Among hundreds of comments posted on The Washington Post Web site, many Virginia residents and others praised Webb's courage in standing up to Bush.

"Webb is someone who is going to bring things to [Bush's] attention and let him know that not all these fawning bureaucrats represent what's going on in the nation," said Robert A. Brunner, 79, a retired chef in Fossil, Ore.

"You get the impression that these are all back-slapping cronies and wheeling dealing" in Washington, Brunner said. "I really think he needs someone to pull him up short and say, 'Hey, this is reality.' "

John Zemler, 45, a retired Army captain who teaches scripture and theology at Marquette University, said he was impressed by Webb's rejection of the niceties of Capitol Hill politics.

"I hate when someone campaigns on being different, and then they go to Washington and they're just another gray suit with a red or blue tie," he said. "I don't see that in Jim Webb."

But the conversation rankled others in the country, who said the president was trying to be kind by asking about Webb's son. Many said Webb's responses violated basic tenets of politeness and respect for the presidency.

In an opinion piece published Friday in the Washington Times, R. Emmett Tyrrell Jr., a founder of the conservative American Spectator newspaper, compared Webb to Sens.

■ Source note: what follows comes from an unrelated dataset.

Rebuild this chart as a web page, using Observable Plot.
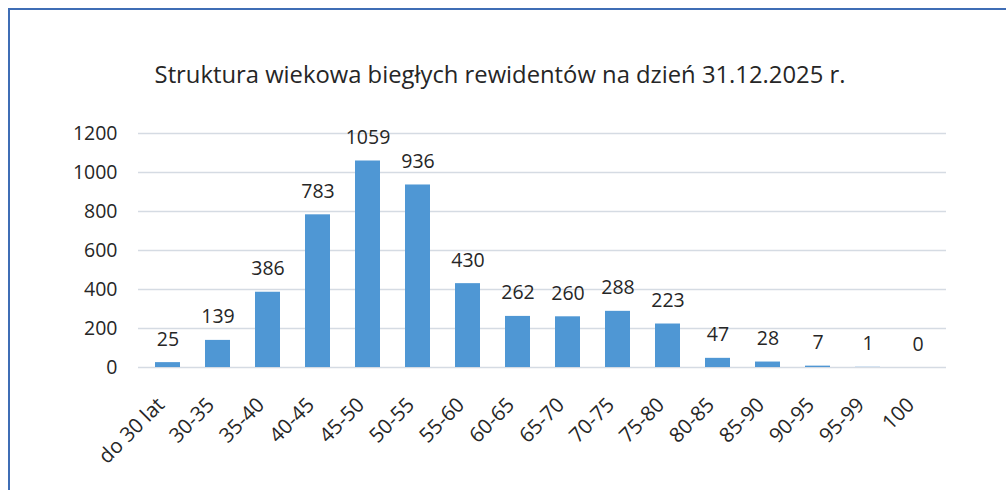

Hillary Rodham Clinton (N.Y.) and John F. Kerry (Mass.), National Committee Chairman Howard Dean, former vice president Al Gore and "so many other Democratic notables as a rebarbative blowhard with whom you would not want to share a gondola."

Tyrrell accused Webb of "boorish behavior" and said he "is going to be a vast source of amusement, and he will fit in nicely with the unpleasant pols whose political base is the Angry Left."

Teri Meintel, 47, a health-care worker from Richmond, was equally critical of Webb.

A single mother of six and the daughter of a military father, she said that she was embarrassed for Virginians and that Webb treated the president with disrespect.

"It was such a Dixie Chick thing to do," she said, referring to the band whose lead singer was ridiculed for insulting Bush in 2003. "Nothing personal against the Dixie Chicks. But you can have all the opinion you want that he's wrong. But he's still the president."

Meintel, whose son is in the military serving in Kosovo, said Webb's reaction to Bush's question seemed designed to make a point.

"I think that 'How's your son doing?' is the most bipartisan thing the president could ask him," Meintel said Friday. "What else is he supposed to say?"